Stepping into an ad hoc volunteer leadership roles
In continuation from my last article, “How I found volunteer opportunities in India and while travelling”, I will explore volunteer leadership challenges in this article. Volunteering is a very fluid role and it doesn’t always have a role description. Sometimes we pick up where others left off. Sometimes we are thrust into a leadership role when we are least prepared. We have to pick it up and run with it. The challenge with a leadership role in a volunteering context for me was unlike regular work environment, there is lack of formal training and people may not be willing to enroll for training either and spend more time to enhance volunteer leadership skills. We learn as we go, and each experience is unique.
Here, I want to share my own observations and learning from my own volunteering journey:
- Volunteer project relationship with time:
Volunteers give units of their time and it may very well be random schedules, and these inconsistencies with time have significant impact on the tasks, roles and responsibilities.
- Managing and assigning tasks: Results vs responsibilities
The best way to assign tasks I found was to have two categories based on time.
Volunteers committed to long periods of time can be given responsibilities and volunteers who come in irregularly can be given tasks for immediate results. For volunteers who come in infrequently, ask them. ‘What results do you want to bring to the project?” Make a comprehensive list of small tasks. Ask people if they can spare 45-60 minutes a fortnight and ask them to choose the tasks they can complete. This has worked with excellent results. Not many people can say ‘no’ to 45-60 minutes a fortnight.
- Volunteer vs employee:
Most of our relationships are framed within the workplace and the same model of leadership and communication with people may not always work in volunteering scenarios. So, understanding the difference between employee vs volunteer is important, as work environment is more rigid, and we can assume predictable expectations. Whereas a volunteer environment is fluid, organic and dynamic and it is best to let it flow but ensure to be in line with the purpose and meet the objectives.

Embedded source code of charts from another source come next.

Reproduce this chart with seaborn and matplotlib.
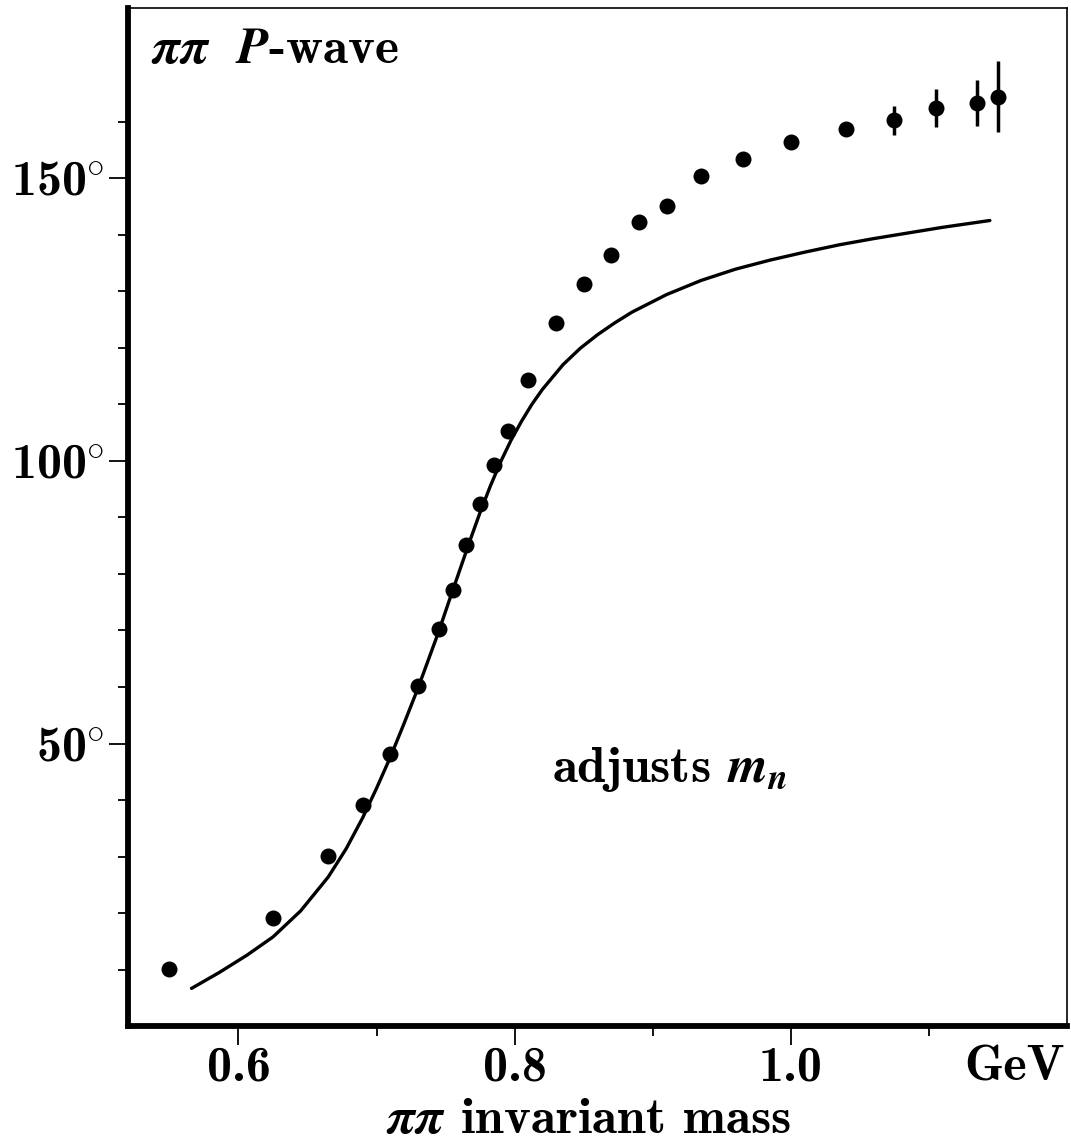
import matplotlib
matplotlib.use('Agg')
import seaborn as sns
from matplotlib import pyplot as plt

# pi-pi P-wave phase shift data (deg) vs invariant mass (GeV)
mass = [0.55, 0.625, 0.665, 0.69, 0.71, 0.73, 0.745, 0.755, 0.765, 0.775, 0.785,
        0.795, 0.81, 0.83, 0.85, 0.87, 0.89, 0.91, 0.935, 0.965, 1.0, 1.04,
        1.075, 1.105, 1.135, 1.15]
phase = [10.2, 19.2, 30.2, 39.2, 48.2, 60.2, 70.2, 77.1, 85.2, 92.3, 99.3,
         105.3, 114.3, 124.3, 131.2, 136.4, 142.2, 145.1, 150.4, 153.4, 156.3, 158.6,
         160.2, 162.4, 163.3, 164.4]
phase_err = [0.5, 0.5, 0.5, 0.6, 0.6, 0.8, 0.8, 1.0, 1.0, 1.0, 0.8,
             0.8, 0.6, 0.6, 0.6, 0.6, 0.6, 0.6, 0.6, 0.6, 0.8, 1.2,
             2.5, 3.4, 4.0, 6.3]

# model curve ("adjusts m_n")
curve_mass = [0.566, 0.586, 0.6063, 0.625, 0.645, 0.665, 0.678, 0.69, 0.70, 0.71,
              0.72, 0.73, 0.7375, 0.745, 0.7525, 0.76, 0.7675, 0.775, 0.7825, 0.79,
              0.7975, 0.805, 0.8125, 0.82, 0.835, 0.8475, 0.86, 0.8725, 0.885, 0.91,
              0.935, 0.96, 0.985, 1.01, 1.035, 1.06, 1.085, 1.11, 1.1441]
curve_phase = [6.7, 9.5, 12.6, 15.8, 20.4, 26.4, 31.4, 36.9, 42.1, 47.6,
               53.6, 59.8, 64.8, 69.8, 75.2, 80.5, 85.8, 90.9, 95.6, 99.9,
               103.7, 107.0, 110.0, 112.6, 117.0, 119.9, 122.3, 124.4, 126.3, 129.4,
               131.9, 133.9, 135.5, 136.9, 138.2, 139.3, 140.3, 141.3, 142.5]

x_ticks = [0.6, 0.8, 1.0, 1.162]
x_labels = ['0.6', '0.8', '1.0', 'GeV']
y_ticks = [50, 100, 150]
y_labels = [r'50$^{\circ}$', r'100$^{\circ}$', r'150$^{\circ}$']

sns.set_style('ticks')
plt.rcParams['font.family'] = ['cmb10', 'DejaVu Serif']
plt.rcParams['mathtext.fontset'] = 'custom'
plt.rcParams['mathtext.rm'] = 'cmb10'
plt.rcParams['mathtext.bf'] = 'cmb10'
plt.rcParams['mathtext.it'] = 'STIXGeneral:italic:bold'
plt.rcParams['axes.unicode_minus'] = False
plt.rcParams['text.color'] = 'black'
plt.rcParams['axes.edgecolor'] = 'black'

fs = 36
fig = plt.figure(figsize=(10.71, 11.44), dpi=100)
ax = fig.add_axes([0.1195, 0.1029, 0.8768, 0.8897])

ax.errorbar(mass, phase, yerr=phase_err, fmt='none', ecolor='black',
            elinewidth=2.5, capsize=0, zorder=2)
sns.scatterplot(x=mass, y=phase, color='black', s=11.5 ** 2, linewidth=0,
                ax=ax, zorder=3)
sns.lineplot(x=curve_mass, y=curve_phase, color='black', linewidth=2.4, ax=ax)

ax.set_xlim(0.52, 1.2)
ax.set_ylim(0, 180)

ax.set_xticks(x_ticks)
ax.set_xticklabels(x_labels)
ax.set_xticks([0.7, 0.9, 1.1], minor=True)
ax.xaxis.get_major_ticks()[3].tick1line.set_visible(False)
ax.set_yticks(y_ticks)
ax.set_yticklabels(y_labels)
ax.set_yticks([10, 20, 30, 40, 60, 70, 80, 90, 110, 120, 130, 140, 160], minor=True)

ax.tick_params(which='major', direction='out', length=14, width=1.3, labelsize=fs,
               colors='black')
ax.tick_params(which='minor', direction='out', length=7, width=1.3, colors='black')
ax.tick_params(axis='x', which='major', pad=0)
ax.tick_params(axis='y', which='major', pad=3)

for side in ['left', 'bottom']:
    ax.spines[side].set_linewidth(4.2)
for side in ['top', 'right']:
    ax.spines[side].set_visible(True)
    ax.spines[side].set_linewidth(1.2)

ax.text(0.0244, 0.946, r'$\pi\pi\;$ $P$-wave', transform=ax.transAxes,
        fontsize=37, ha='left', va='baseline')
ax.text(0.827, 43.2, r'adjusts $m_n$', fontsize=37, ha='left', va='baseline')
fig.text(588 / 1071, 0.0096, r'$\pi\pi$ invariant mass', fontsize=37,
         ha='center', va='baseline')

fig.savefig('out.png', dpi=100)
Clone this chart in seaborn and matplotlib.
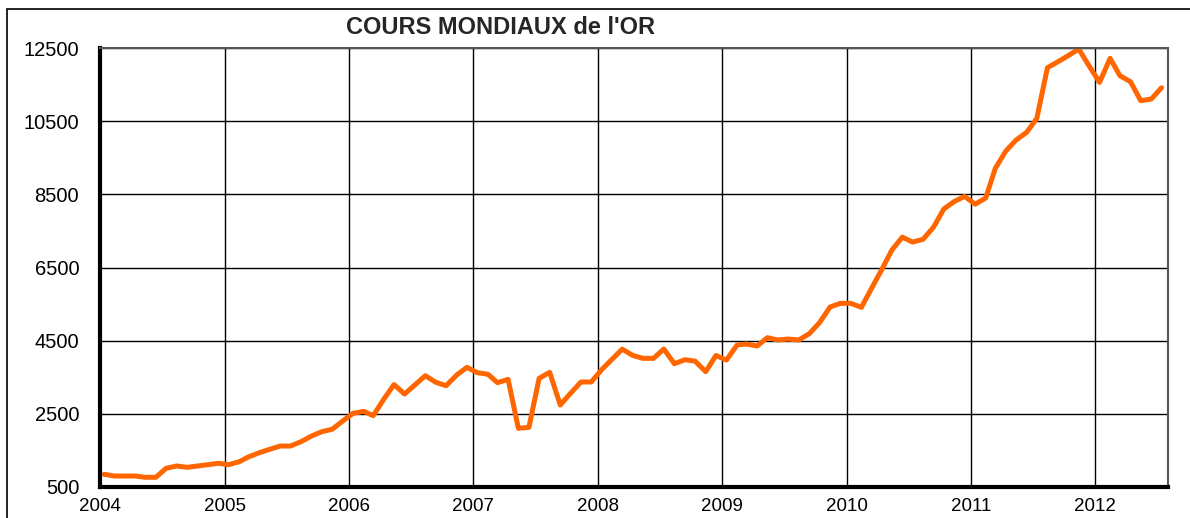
import numpy as np
import pandas as pd
import seaborn as sns
import matplotlib.pyplot as plt
import matplotlib.dates as mdates
from matplotlib.patches import Rectangle

# monthly gold price, Jan 2004 .. Jul 2012
gold = [847, 800, 800, 800, 765, 765, 1011, 1074, 1038, 1074, 1110, 1147,
        1110, 1192, 1328, 1438, 1530, 1620, 1620, 1738, 1894, 2011, 2080, 2300,
        2514, 2567, 2450, 2900, 3300, 3040, 3288, 3542, 3361, 3269, 3561, 3771,
        3624, 3580, 3351, 3443, 2104, 2131, 3470, 3635, 2741, 3060, 3370, 3370,
        3710, 4000, 4268, 4095, 4017, 4017, 4272, 3870, 3980, 3940, 3652, 4095,
        3971, 4381, 4408, 4354, 4581, 4518, 4545, 4518, 4690, 4990, 5420, 5520,
        5520, 5411, 5900, 6430, 6970, 7330, 7196, 7270, 7606, 8100, 8307, 8443,
        8230, 8400, 9210, 9683, 9984, 10194, 10577, 11960, 12126, 12290, 12471, 12015,
        11560, 12216, 11742, 11577, 11060, 11105, 11413]
months = pd.date_range("2004-01-01", periods=len(gold), freq="MS") + pd.Timedelta(days=12)
y_ticks = [500, 2500, 4500, 6500, 8500, 10500, 12500]

df = pd.DataFrame({"date": months, "cours": gold})

sns.set_style("white")
plt.rcParams["font.family"] = ["Liberation Sans", "DejaVu Sans"]

fig = plt.figure(figsize=(11.9, 5.18), dpi=100)
ax = fig.add_axes([100 / 1190, 1 - 487 / 518, 1068 / 1190, 439 / 518])

sns.lineplot(data=df, x="date", y="cours", ax=ax, color="#FF6600", linewidth=3.6)

ax.set_xlim(pd.Timestamp("2004-01-01"), pd.Timestamp("2012-08-01"))
ax.set_ylim(500, 12500)
ax.set_yticks(y_ticks)
ax.xaxis.set_major_locator(mdates.YearLocator())
ax.xaxis.set_major_formatter(mdates.DateFormatter("%Y"))
ax.grid(True, color="black", linewidth=1.0)
ax.set_axisbelow(True)
ax.set_xlabel("")
ax.set_ylabel("")

for s in ["left", "bottom"]:
    ax.spines[s].set_linewidth(3)
    ax.spines[s].set_color("black")
for s in ["top", "right"]:
    ax.spines[s].set_linewidth(1.5)
    ax.spines[s].set_color("#555555")

ax.tick_params(axis="both", direction="out", length=6, width=3, color="black",
               labelcolor="black")
ax.tick_params(axis="y", pad=9, labelsize=14.5)
ax.tick_params(axis="x", pad=2, labelsize=13.5)

fig.text(501 / 1190, 1 - 28 / 518, "COURS MONDIAUX de l'OR", ha="center", va="center",
         fontsize=17, fontweight="bold")

# outer frame
fig.patches.append(Rectangle((7 / 1190, -0.1), 1.2, 1 - 9 / 518 + 0.1,
                             transform=fig.transFigure, fill=False,
                             edgecolor="black", linewidth=1.2))

fig.savefig("out.png", dpi=100)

Also, as a leader we have to remember that results may not come in the shape, form, size, source or timeframe that is familiar to us or meet our expectations.
Collaborative style of leadership rather than directive is the best way to go, unless it is an emergency. We have to know when we have to be in the foreground and when to be in the background. In other words, we have to know when we need to step out of the way and be a follower instead of a leader.
- Managing expectations:
The key is to manage our own expectations and of others. Some of the areas of differences in my experience has been – people have different expectations of outcomes, how to allocate resources, and people experience different intensities of the project’s vision. Sometimes our mental association with a volunteer is by their profession i.e. an English teacher or dentist and we set the expectation that this is what they will contribute. However, they may not want to do that because they need a break from their regular work. Role descriptions and key criteria is not always clearly defined and written in volunteer scenarios which are usually fluid and dynamic especially with new people coming in and sometimes you experience “scope creep” where the project gets out of hand and gets overwhelming. My rule of thumb is to always take a reality check and clarify through communication with fellow team members.
I choose the word acknowledgement because I like to think that people volunteer because the experience is in itself rewarding. As a leader we have to be able to recognise what everyone brings to the table. People bring in tangible contributions like physical labour. Intangible contributions such as creative ideas, process improvement, solution finding also need to be acknowledged. It is expressed in a few seconds and is fleeting but can impact a project significantly.
- Know how to write a good testimonial:
It is a critical skill for every volunteer leader. It is important to stay focused on service and results and stay detached from our expectations. A good testimonial helps the volunteer to get other volunteer opportunities easily. It keeps the service culture moving. Plus, it helps them see positive things that others are obvious about, but they themselves are unaware of. Key things to include in a volunteer testimonial are:
- The problem they solved
- The ‘before’ and ‘after’ scenario
- How they made things easier
- The benefits they brought
- What skills they used
- What was unique about them
- How were they useful to the project?
Finally, every volunteer leadership experience is unique and may not replicate itself. However, the strategies above that I have learnt, I believe would help me if I find myself in a leadership role.